Can I also say that cot (0) = positive infinity?

[xyz_1965]

I know that cot (0) = 1/tan (0) = 1/0.

Most textbooks show that cot (0) = undefined.

Can I also say that cot (0) = positive infinity?

Is there a difference between 1/0 is undefined and 1/0 is positive infinity?

 

[MarkFL]

I would stick with calling \(\displaystyle \cot(0)\) undefined like any other division by zero until you are studying limits.

 

[xyz_1965]

I would stick with calling \(\displaystyle \cot(0)\) undefined like any other division by zero until you are studying limits.

By limits do you mean taking limits at positive and negative infinity?

 

[xyz_1965]

I would stick with calling \(\displaystyle \cot(0)\) undefined like any other division by zero until you are studying limits.

Does the same thing apply to csc (0°)?
In other words, csc (0°) = 1/sin (0°) = 1/0, which is undefined not positive infinity.

 

[xyz_1965]

I would stick with calling \(\displaystyle \cot(0)\) undefined like any other division by zero until you are studying limits.

Originally I meant to type cot (0°) not cot (0) but you understood right away.

 

[xyz_1965]

Mark,

Here is Jason completing a chart of trig function values. Jason said cot (0°) = positive infinity = csc (0°) = positive infinity.



I am going to put the idea of limits on hold as you suggested but please watch the video clip.

 

[I like Serena]

Mark,

Here is Jason completing a chart of trig function values. Jason said cot (0°) = positive infinity = csc (0°) = positive infinity.



I am going to put the idea of limits on hold as you suggested but please watch the video clip.

Note that $\cot(-0.01^\circ)$ is pretty far negative - nowhere near positive infinity.
So saying that $\cot 0^\circ$ is positive infinity is wrong, but we might say it is infinity.
Note that the guy in the video does not say positive infinity, but instead he refers to just infinity, which he writes as $\infty$.

Just for fun, we have basically the following choices here:

1. $\cot 0^\circ$ is $\text{undefined}$, which is correct with respect to the real numbers ($\mathbb R$), and avoids confusion with advanced concepts.
2. $\cot 0^\circ=\infty$, which is correct with respect to the Real projective line ($\mathbb R\cup \{\infty\}$). In this case there is no distinction between $-\infty$ and $+\infty$. They are just $\infty$.
3. $\cot 0^\circ = +\infty$ or $\cot 0^\circ =-\infty$, which are both wrong in this particular case, but they are with respect to the Hyperreal numbers (${}^*\mathbb R$), which includes $-\infty$, $+\infty$, and also many other infinities and infinitesimals.

 

[xyz_1965]

Note that $\cot(-0.01^\circ)$ is pretty far negative - nowhere near positive infinity.
So saying that $\cot 0^\circ$ is positive infinity is wrong, but we might say it is infinity.
Note that the guy in the video does not say positive infinity, but instead he refers to just infinity, which he writes as $\infty$.

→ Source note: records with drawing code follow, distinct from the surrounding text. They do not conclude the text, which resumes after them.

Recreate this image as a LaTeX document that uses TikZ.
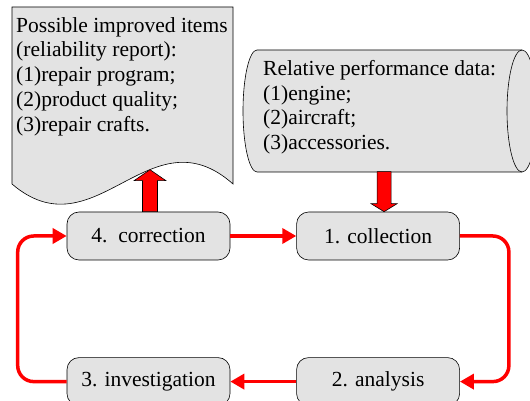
\documentclass[tikz,border=0pt]{standalone}
\usepackage{fontspec}
\setmainfont{Liberation Serif}
\usepackage{xcolor}
\usepackage{tikz}
\usetikzlibrary{positioning,arrows.meta}

\definecolor{boxgray}{gray}{0.89}

\begin{document}
\begin{tikzpicture}[
        x=1pt, y=1pt,
        font=\fontsize{21.5}{24.8}\selectfont,
        node distance=97pt and 66pt,
        stage/.style={draw, rounded corners=12pt, fill=boxgray, line width=0.6pt, minimum width=163pt, minimum height=48pt, inner sep=0pt},
        paper/.style={draw, fill=boxgray, line width=0.6pt},
        block/.style={draw, fill=red, line width=0.6pt},
        flow/.style={red, line width=3.5pt, rounded corners=16pt, -{Triangle[length=14pt,width=15pt]}},
        listing/.style={anchor=north west, align=left, inner sep=0pt},
    ]
        \useasboundingbox (0,0) rectangle (530,401);

        % the report sheet and the data store
        \draw[paper] (12,394) -- (233,394) -- (233,217) .. controls (150,291) and (95,146) .. (12,217) -- cycle;
        \node[listing] (report) at (16,384) {Possible improved items\\(reliability report):\\(1)repair program;\\(2)product quality;\\(3)repair crafts.};

        \draw[paper] (257,351) -- (522,351) arc[start angle=90, end angle=-90, x radius=15, y radius=61]
            -- (257,229) arc[start angle=270, end angle=90, x radius=14, y radius=61] -- cycle;
        \draw[line width=0.6pt] (522,351) arc[start angle=90, end angle=270, x radius=15, y radius=61];
        \node[listing] (data) at (263,341) {Relative performance data:\\(1)engine;\\(2)aircraft;\\(3)accessories.};

        % the four stages
        \node[stage] (corr) at (148.5,165) {4.\ \ correction};
        \node[stage, right=of corr] (coll) {1. collection};
        \node[stage, below=of coll] (anal) {2. analysis};
        \node[stage, below=of corr] (inv) {3. investigation};

        \draw[flow] (corr) -- (coll);
        \draw[flow] (coll.east) -- ++(49,0) |- (anal.east);
        \draw[flow] (anal) -- (inv);
        \draw[flow] (inv.west) -- ++(-49,0) |- (corr.west);

        % block arrows
        \draw[block] (coll.north) ++(6,0) -- ++(-13,8) -- ++(6,0) -- ++(0,32) -- ++(14,0) -- ++(0,-32) -- ++(6,0) -- cycle;
        \draw[block] (corr.north) ++(-6,0) -- ++(0,31) -- ++(-8.5,0) -- ++(16,11) -- ++(16,-11) -- ++(-8.5,0) -- ++(0,-31) -- cycle;
    \end{tikzpicture}
\end{document}
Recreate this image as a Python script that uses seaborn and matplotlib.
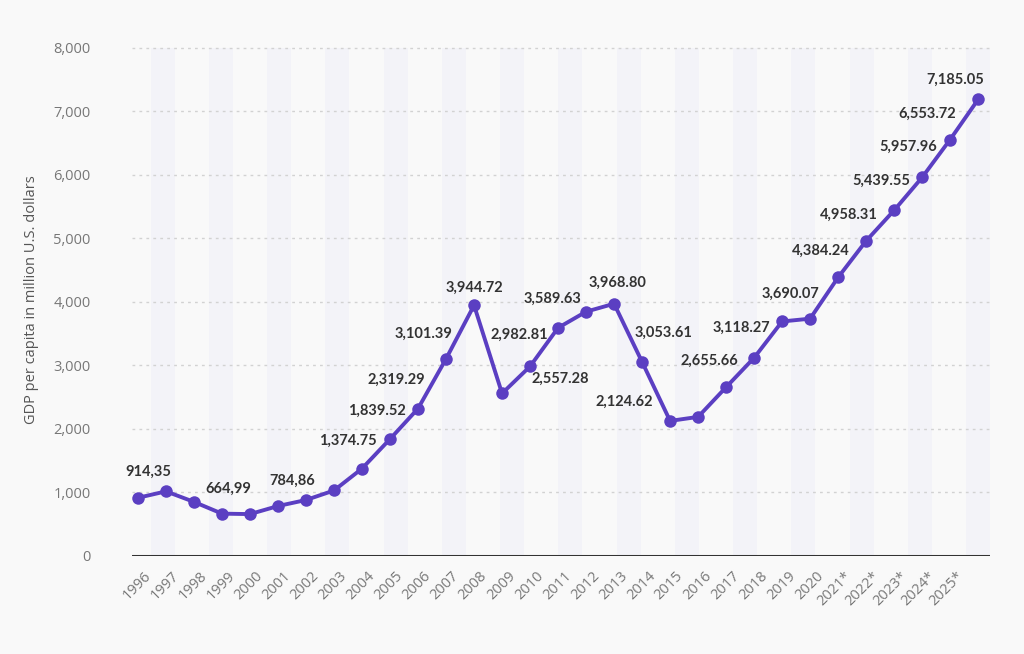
import numpy as np
import pandas as pd
import matplotlib
matplotlib.use("Agg")
import matplotlib.pyplot as plt
import seaborn as sns

# ---- data ----
tick_labels = ["1996", "1997", "1998", "1999", "2000", "2001", "2002", "2003", "2004",
               "2005", "2006", "2007", "2008", "2009", "2010", "2011", "2012", "2013",
               "2014", "2015", "2016", "2017", "2018", "2019", "2020", "2021*", "2022*",
               "2023*", "2024*", "2025*"]
values = [914.35, 1016, 850, 664.99, 658, 784.86, 880, 1030, 1374.75, 1839.52,
          2319.29, 3101.39, 3944.72, 2557.28, 2982.81, 3589.63, 3844, 3968.80,
          3053.61, 2124.62, 2188, 2655.66, 3118.27, 3690.07, 3734, 4384.24,
          4958.31, 5439.55, 5957.96, 6553.72, 7185.05]
point_labels = ["914,35", "", "", "664,99", "", "784,86", "", "", "1,374.75", "1,839.52",
                "2,319.29", "3,101.39", "3,944.72", "2,557.28", "2,982.81", "3,589.63", "",
                "3,968.80", "3,053.61", "2,124.62", "", "2,655.66", "3,118.27", "3,690.07",
                "", "4,384.24", "4,958.31", "5,439.55", "5,957.96", "6,553.72", "7,185.05"]
y_ticks = [0, 1000, 2000, 3000, 4000, 5000, 6000, 7000, 8000]
y_label = "GDP per capita in million U.S. dollars"

# ---- styling (label offsets in pixels) ----
label_offsets = [(10, 26), None, None, (6, 25), None, (14, 25), None, None, (-14, 28), (-13, 28),
                 (-22, 29), (-23, 25), (0, 17), (58, 15), (-11, 32), (-6, 29), None,
                 (3, 21), (21, 29), (-46, 19), None, (-17, 26), (-13, 30), (8, 28),
                 None, (-17, 27), (-17, 26), (-13, 30), (-14, 31), (-23, 26), (-23, 20)]
LINE = "#5b3fc2"
BG = "#f9f9f9"
STRIPE = "#f3f3f8"

sns.set_theme(style="white")
plt.rcParams["font.family"] = ["Open Sans", "DejaVu Sans"]

fig = plt.figure(figsize=(10.24, 6.54), dpi=100, facecolor=BG)
ax = fig.add_axes([0.129, 0.150, 0.838, 0.783])
ax.set_facecolor(BG)

idx = np.arange(len(values))
df = pd.DataFrame({"x": idx, "value": values})

# background stripes (band scale over the tick labels)
n_bands = len(tick_labels)
band_w = 1.04
band_centers = idx[-1] - (n_bands - 1 - np.arange(n_bands)) * band_w
for i, c in enumerate(band_centers):
    if i % 2 == 1:
        ax.axvspan(c - 0.41 * band_w, c + 0.41 * band_w, ymin=0, ymax=8000 / 8060,
                   color=STRIPE, lw=0, zorder=0)

# gridlines
for t in y_ticks[1:]:
    ax.axhline(t, color="#d2d2d2", lw=1, ls=(0, (2, 3)), zorder=1)
ax.axhline(0, color="#333333", lw=2.2, zorder=3)

sns.lineplot(data=df, x="x", y="value", ax=ax, color=LINE, lw=2.8, marker="o",
             markersize=9, markeredgewidth=0, zorder=4)

for i, (v, lab) in enumerate(zip(values, point_labels)):
    if lab and label_offsets[i] is not None:
        dx, dy = label_offsets[i]
        ax.annotate(lab, (i, v), xytext=(dx, dy), textcoords="offset pixels",
                    ha="center", va="center", fontsize=10.5, fontweight="bold",
                    color="#333333", family=["Lato", "DejaVu Sans"], zorder=5)

ax.set_xlim(-0.21, 30.43)
ax.set_ylim(0, 8060)
ax.set_yticks(y_ticks)
ax.set_yticklabels([f"{t:,}" for t in y_ticks], color="#777777", fontsize=10.5)
ax.set_xticks(np.arange(len(tick_labels)) + 0.2)
ax.set_xticklabels(tick_labels, rotation=45, ha="right", rotation_mode="anchor",
                   color="#777777", fontsize=10.5)
ax.tick_params(axis="both", length=0)
ax.tick_params(axis="y", pad=30)
ax.tick_params(axis="x", pad=9)
ax.set_xlabel("")
ax.set_ylabel(y_label, color="#555555", fontsize=10.5, labelpad=10)
for s in ax.spines.values():
    s.set_visible(False)

fig.savefig("out.png", dpi=100, facecolor=BG)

Just for fun, we have basically the following choices here:

1. $\cot 0^\circ$ is $\text{undefined}$, which is correct with respect to the real numbers ($\mathbb R$), and avoids confusion with advanced concepts.
2. $\cot 0^\circ=\infty$, which is correct with respect to the Real projective line ($\mathbb R\cup \{\infty\}$). In this case there is no distinction between $-\infty$ and $+\infty$. They are just $\infty$.
3. $\cot 0^\circ = +\infty$ or $\cot 0^\circ =-\infty$, which are both wrong in this particular case, but they are with respect to the Hyperreal numbers (${}^*\mathbb R$), which includes $-\infty$, $+\infty$, and also many other infinities and infinitesimals.

I will stick to the basic and just use the word undefined at this beginning stage of trigonometry.

 

[MarkFL]

Does the same thing apply to csc (0°)?
In other words, csc (0°) = 1/sin (0°) = 1/0, which is undefined not positive infinity.

Yes.

Originally I meant to type cot (0°) not cot (0) but you understood right away.

0 degrees and 0 radians are the same thing.

 

[xyz_1965]

Yes.0 degrees and 0 radians are the same thing.

You said:

"0 degrees and 0 radians are the same."

How silly of me to forget this basic fact.